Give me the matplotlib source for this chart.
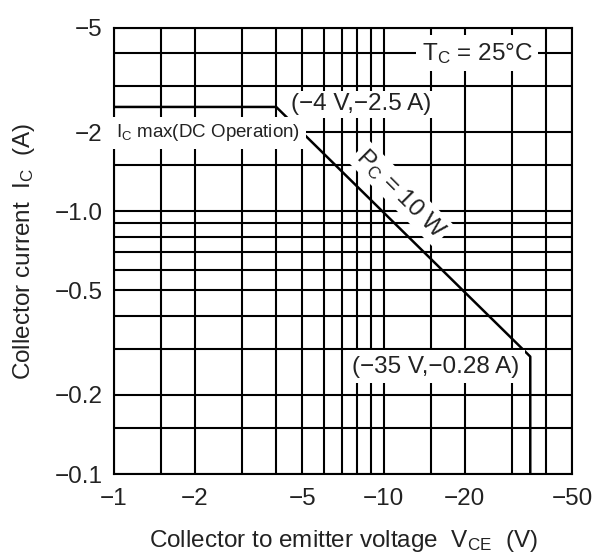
import matplotlib
matplotlib.use("Agg")
import matplotlib.pyplot as plt
from matplotlib.ticker import FixedLocator, NullFormatter

plt.rcParams['font.family'] = ['Liberation Sans', 'DejaVu Sans']
plt.rcParams['mathtext.fontset'] = 'custom'
plt.rcParams['mathtext.rm'] = 'Liberation Sans'
plt.rcParams['mathtext.it'] = 'Liberation Sans'

# SOA boundary data (magnitudes; labels show negative values)
vce = [1, 4, 35, 35]
ic = [2.5, 2.5, 0.28, 0.1]

x_ticks = [1, 2, 5, 10, 20, 50]
x_labels = ['\u22121', '\u22122', '\u22125', '\u221210', '\u221220', '\u221250']
y_ticks = [0.1, 0.2, 0.5, 1.0, 2, 5]
y_labels = ['\u22120.1', '\u22120.2', '\u22120.5', '\u22121.0', '\u22122', '\u22125']
x_grid = [1.5, 3, 4, 6, 7, 8, 9, 15, 30, 40]
y_grid = [0.15, 0.3, 0.4, 0.6, 0.7, 0.8, 0.9, 1.5, 3, 4]

FS = 17.5

fig = plt.figure(figsize=(5.99, 5.58), dpi=100)
ax = fig.add_axes([0.190, 0.1505, 0.765, 0.7995])
ax.set_xscale('log')
ax.set_yscale('log')
ax.set_xlim(1, 50)
ax.set_ylim(0.1, 5)

ax.xaxis.set_major_locator(FixedLocator(x_ticks))
ax.set_xticklabels(x_labels)
ax.xaxis.set_minor_locator(FixedLocator(x_grid))
ax.xaxis.set_minor_formatter(NullFormatter())
ax.yaxis.set_major_locator(FixedLocator(y_ticks))
ax.set_yticklabels(y_labels)
ax.yaxis.set_minor_locator(FixedLocator(y_grid))
ax.yaxis.set_minor_formatter(NullFormatter())
ax.tick_params(which='both', length=0, labelsize=FS, colors='#222222')
ax.tick_params(axis='x', pad=10)
ax.tick_params(axis='y', pad=8)

ax.grid(True, which='both', color='black', lw=1.5)
ax.set_axisbelow(True)
for s in ax.spines.values():
    s.set_linewidth(1.5)

ax.plot(vce, ic, color='black', lw=1.8, zorder=3)

tc = '#222222'
ax.text(22.2, 4.0, r'T$_\mathrm{C}$ = 25°C', ha='center', va='center', fontsize=FS,
        color=tc, bbox=dict(facecolor='white', edgecolor='none', pad=4), zorder=4)
ax.text(4.55, 2.56, '(\u22124 V,\u22122.5 A)', ha='left', va='center', fontsize=FS,
        color=tc, bbox=dict(facecolor='white', edgecolor='none', pad=2), zorder=4)
ax.text(1.02, 1.99, r'I$_\mathrm{C}$ max(DC Operation)', ha='left', va='center',
        fontsize=13.5, color=tc,
        bbox=dict(facecolor='white', edgecolor='none', pad=4), zorder=4)
ax.text(11.6, 1.17, r'P$_\mathrm{C}$ = 10 W', ha='center', va='center', fontsize=FS,
        color=tc, rotation=-45, rotation_mode='anchor',
        bbox=dict(facecolor='white', edgecolor='none', pad=2), zorder=4)
ax.text(15.6, 0.256, '(\u221235 V,\u22120.28 A)', ha='center', va='center', fontsize=FS,
        color=tc, bbox=dict(facecolor='white', edgecolor='none', pad=4), zorder=4)

fig.text(0.573, 0.031, r'Collector to emitter voltage  V$_\mathrm{CE}$  (V)', ha='center',
         va='center', fontsize=FS, color=tc)
fig.text(0.040, 0.55, r'Collector current  I$_\mathrm{C}$  (A)', ha='center', va='center',
         fontsize=FS, color=tc, rotation=90)

fig.savefig('out.png', dpi=100)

────

__WHAT THE TASK REQUIRES__
Report the number of lines that contain "matplotlib", with no other words.

__FINAL RESULT__
5